La renaissance de l'école française a entraîné la chute de l'école provençale. Désormais absorbés dans la grande unité nationale qui fut le fruit de la Révolution, les artistes du Midi ont suivi la loi commune de l'art français, heureux quand ils ont su garder sous la discipline de tel ou tel maître quelques qualités originales. Socrate et Alcibiade chez Aspasie, tableau de Peyron qui ne ressemble en rien à celui de M. Gérôme, ressemble à tout ce qu'aurait pu peindre sur un pareil sujet un contemporain de David. Les portraits de Paulin Guérin reproduisent les errements des portraits de Gérard; son Chevalier Rose n'est guère plus intéressant que la Peste de son maître; seule la Mélancolie laisse apercevoir un sentiment poétique individuel. Il est facile de reconnaître dans la Psyché de Tuaire les leçons de Prudhon. Mais, à part certaines habitudes de dessin qui sont l'uniforme du temps, on serait embarrassé de rattacher à l'école française de l'Empire et de la Restauration les puissantes ébauches de Réattu, si l'on ne savait que ce grand peintre avorté a passé la plus grande partie de sa vie en province. Réattu naquit cin- · quante ans trop tôt. Contemporain de Géricault, il eût peut-être égalé l'auteur du Naufrage de la Méduse.

Plus original en un genre qu'il n'inventa pas, mais qu'il sut créer, comme Vernet a créé la marine, Granet est bien le fils de ce soleil du Midi qui perce les intérieurs les plus sombres.
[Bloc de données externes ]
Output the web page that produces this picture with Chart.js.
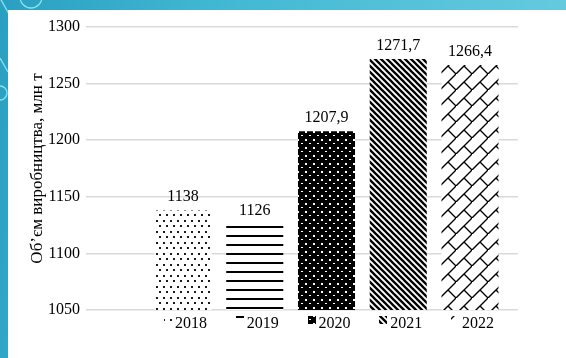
<!DOCTYPE html>
<html lang="uk">
<head>
<meta charset="utf-8">
<script src="https://cdn.jsdelivr.net/npm/chart.js@4"></script>
<style>
  html, body { margin: 0; padding: 0; }
  body { width: 566px; height: 358px; overflow: hidden; position: relative;
         background: linear-gradient(100deg, #2a9fc1 0%, #41b8d3 35%, #6bcde0 100%); }
  #deco { position: absolute; left: 0; top: 0; }
  #panel { position: absolute; left: 8px; top: 10px; width: 558px; height: 348px; background: #fff; }
  #chart { display: block; }
</style>
</head>
<body>
<svg id="deco" width="566" height="358">
  <g fill="none" stroke="#9aeef8" stroke-width="1.3" opacity="0.85">
    <circle cx="31" cy="-3" r="11"/>
    <path d="M0 -2 L9 14"/>
    <path d="M0 58 L8 72"/>
    <circle cx="0" cy="93" r="7"/>
  </g>
</svg>
<div id="panel"><canvas id="chart" width="558" height="348"></canvas></div>
<script>
// Production volume by year, million tonnes
const years = ['2018', '2019', '2020', '2021', '2022'];
const output = [1138, 1126, 1207.9, 1271.7, 1266.4];
const yTicks = [1050, 1100, 1150, 1200, 1250, 1300];
const axisTitle = 'Об’єм виробництва, млн т';

const FONT = "'Liberation Serif', 'Times New Roman', serif";

function makePattern(w, h, draw) {
  const c = document.createElement('canvas');
  c.width = w; c.height = h;
  const g = c.getContext('2d');
  draw(g, w, h);
  return g.createPattern(c, 'repeat');
}

// Monochrome fills, one per bar
const fills = [
  // sparse staggered dots
  makePattern(7, 11, (g, w, h) => {
    g.fillStyle = '#fff'; g.fillRect(0, 0, w, h);
    g.fillStyle = '#1a1a1a';
    g.fillRect(1, 1, 2, 2);
    g.fillRect(4, 6, 2, 2);
  }),
  // horizontal lines
  makePattern(8, 9, (g, w, h) => {
    g.fillStyle = '#fff'; g.fillRect(0, 0, w, h);
    g.fillStyle = '#000'; g.fillRect(0, 0, w, 2);
  }),
  // black with small white dots
  makePattern(8, 8, (g, w, h) => {
    g.fillStyle = '#000'; g.fillRect(0, 0, w, h);
    g.fillStyle = '#fff';
    g.fillRect(1, 1, 2, 2);
    g.fillRect(5, 5, 2, 1);
  }),
  // downward diagonal stripes
  makePattern(6, 6, (g, w, h) => {
    g.fillStyle = '#fff'; g.fillRect(0, 0, w, h);
    g.strokeStyle = '#000'; g.lineWidth = 2.3;
    for (let k = -1; k <= 1; k++) {
      g.beginPath(); g.moveTo(-1, k * h - 1); g.lineTo(w + 1, h + k * h + 1); g.stroke();
    }
  }),
  // diagonal brick
  makePattern(16, 16, (g, w, h) => {
    g.fillStyle = '#fff'; g.fillRect(0, 0, w, h);
    g.strokeStyle = '#000'; g.lineWidth = 1.4;
    g.beginPath();
    g.moveTo(-2, 18); g.lineTo(18, -2);
    g.moveTo(8, 8); g.lineTo(18, 18);
    g.moveTo(-2, -2); g.lineTo(0, 0);
    g.stroke();
  })
];

const fmt = v => String(v).replace('.', ',');

const valueLabels = {
  id: 'valueLabels',
  afterDatasetsDraw(chart) {
    const ctx = chart.ctx;
    const meta = chart.getDatasetMeta(0);
    ctx.save();
    ctx.font = '16px ' + FONT;
    ctx.fillStyle = '#000';
    ctx.textAlign = 'center';
    ctx.textBaseline = 'alphabetic';
    meta.data.forEach((bar, i) => {
      ctx.fillText(fmt(output[i]), bar.x, bar.y - 9);
    });
    ctx.restore();
  }
};

// Small fill keys in front of each year label
const yearKeys = {
  id: 'yearKeys',
  afterDraw(chart) {
    const ctx = chart.ctx;
    const xs = chart.scales.x;
    ctx.save();
    ctx.font = '16px ' + FONT;
    years.forEach((label, i) => {
      const tw = ctx.measureText(label).width;
      const cx = xs.getPixelForValue(i) + 8;
      const kx = Math.round(cx - tw / 2 - 11);
      const ky = Math.round(xs.top + 6);
      ctx.fillStyle = fills[i];
      ctx.fillRect(kx, ky, 8, 8);
    });
    ctx.restore();
  }
};

new Chart(document.getElementById('chart'), {
  type: 'bar',
  data: {
    datasets: [{
      data: output.map((v, i) => ({ x: i, y: v })),
      backgroundColor: fills,
      borderWidth: 0,
      barPercentage: 0.795,
      categoryPercentage: 1
    }]
  },
  options: {
    responsive: false,
    animation: false,
    layout: { padding: { top: 17, right: 48, left: 0, bottom: 0 } },
    plugins: { legend: { display: false }, tooltip: { enabled: false } },
    scales: {
      x: {
        type: 'linear',
        offset: false,
        min: -1.352,
        max: 4.669,
        grid: { display: false },
        border: { display: false },
        afterBuildTicks: s => { s.ticks = years.map((_, i) => ({ value: i })); },
        afterFit: s => { s.height = 48; },
        ticks: {
          autoSkip: false,
          maxRotation: 0,
          padding: -4,
          labelOffset: 8,
          color: '#000',
          font: { family: FONT, size: 16 },
          callback: v => years[v] ?? ''
        }
      },
      y: {
        min: 1050,
        max: 1300,
        afterBuildTicks: s => { s.ticks = yTicks.map(v => ({ value: v })); },
        afterFit: s => { s.width = 78; },
        grid: { color: '#d9d9d9', lineWidth: 1.5, drawTicks: false },
        border: { display: false },
        ticks: {
          padding: 6,
          color: '#000',
          font: { family: FONT, size: 16 },
          callback: v => String(v)
        },
        title: {
          display: true,
          text: axisTitle,
          color: '#000',
          font: { family: FONT, size: 17 },
          padding: { top: 19, bottom: 0 }
        }
      }
    }
  },
  plugins: [valueLabels, yearKeys]
});
</script>
</body>
</html>
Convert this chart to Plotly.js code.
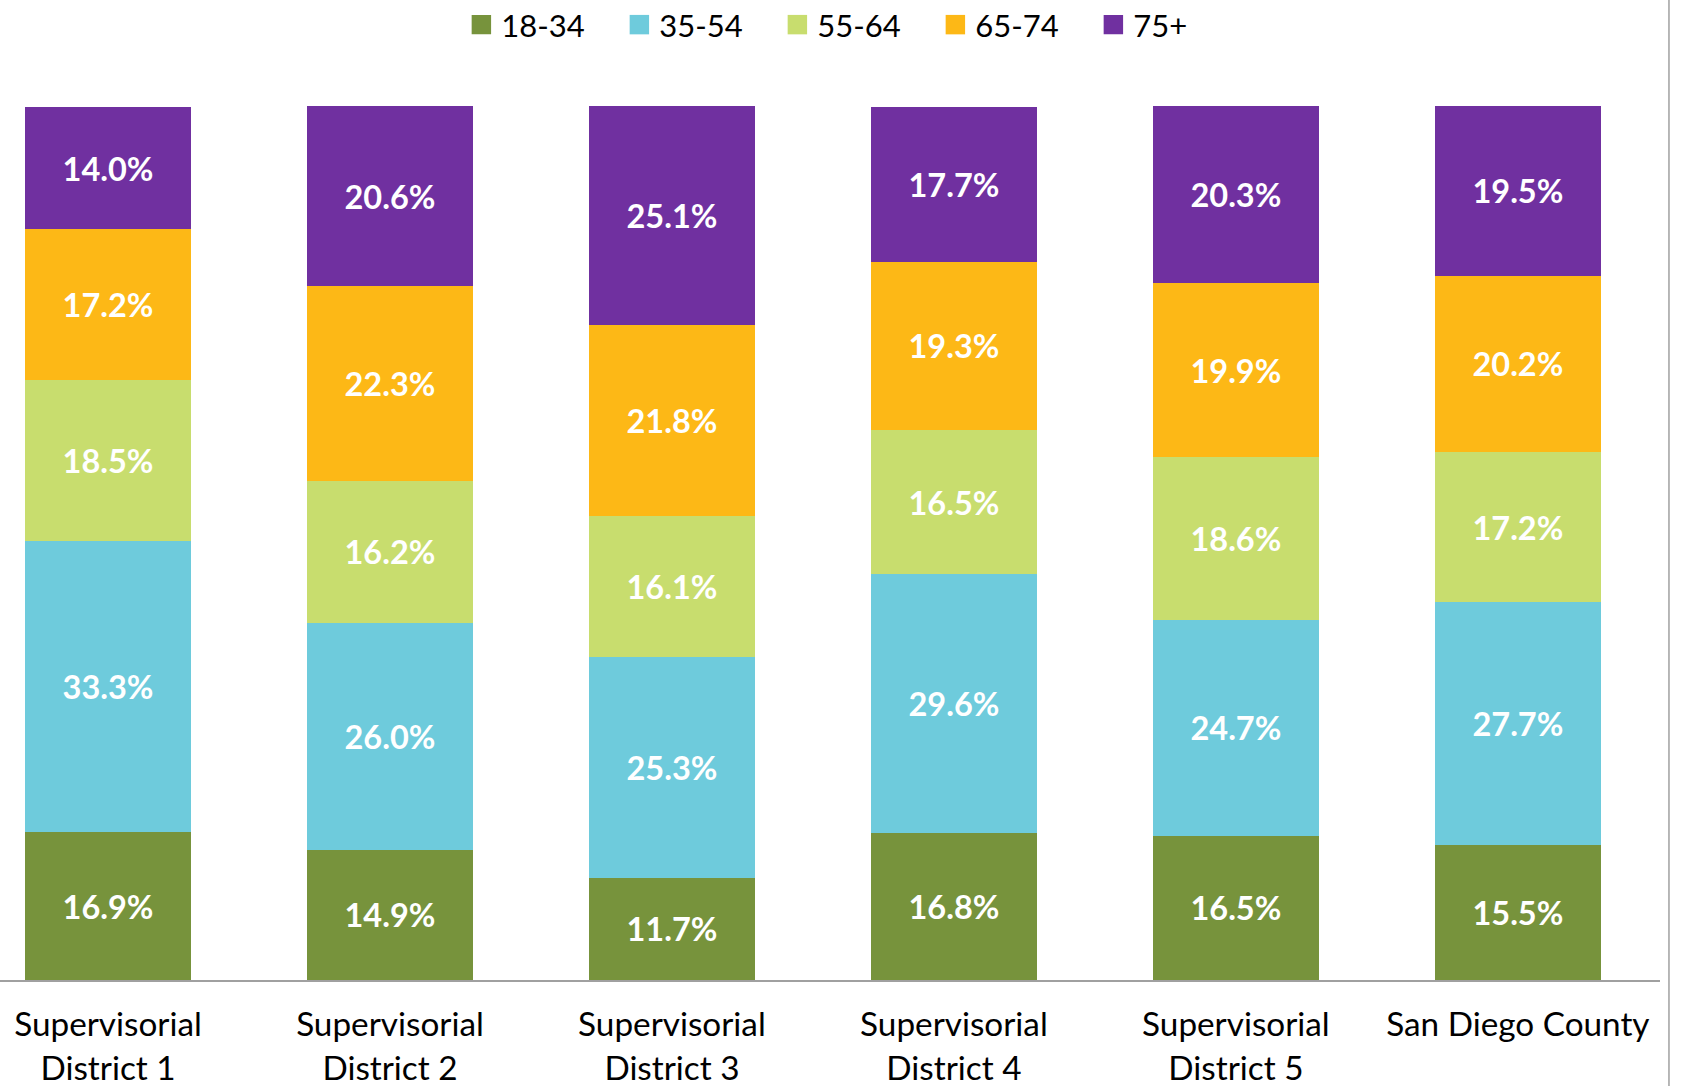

Vingt-six tableaux représentent son talent sous toutes ses faces, les uns piquants et fins, tels que l'Église Saint-Irénée, le Réfectoire des Capucins, le Moine en prière dans une cellule dont la fenêtre ouverte laisse apercevoir les sommets neigeux des Alpes; les autres gras et largement empâtés, tels que la Sacristie, Une Messe chez les Capucins; quelques uns prétentieux et noirs, Savonarole, les Premiers Chrétiens, les Catacombes; d'autres enfin plus grands de proportion et vraiment grands d'effet, le Cloitre des Chartreux, Une Messe au temps de la Terreur, le Baisement de croix, et surtout la Visite au couvent, un chef-d'œuvre parmi ces œuvres remarquables. Tout près de Granet se place son élève Clérian, dont le père a laissé au musée d'Aix un portrait de lui-même peint avec un rare bonheur d'expression.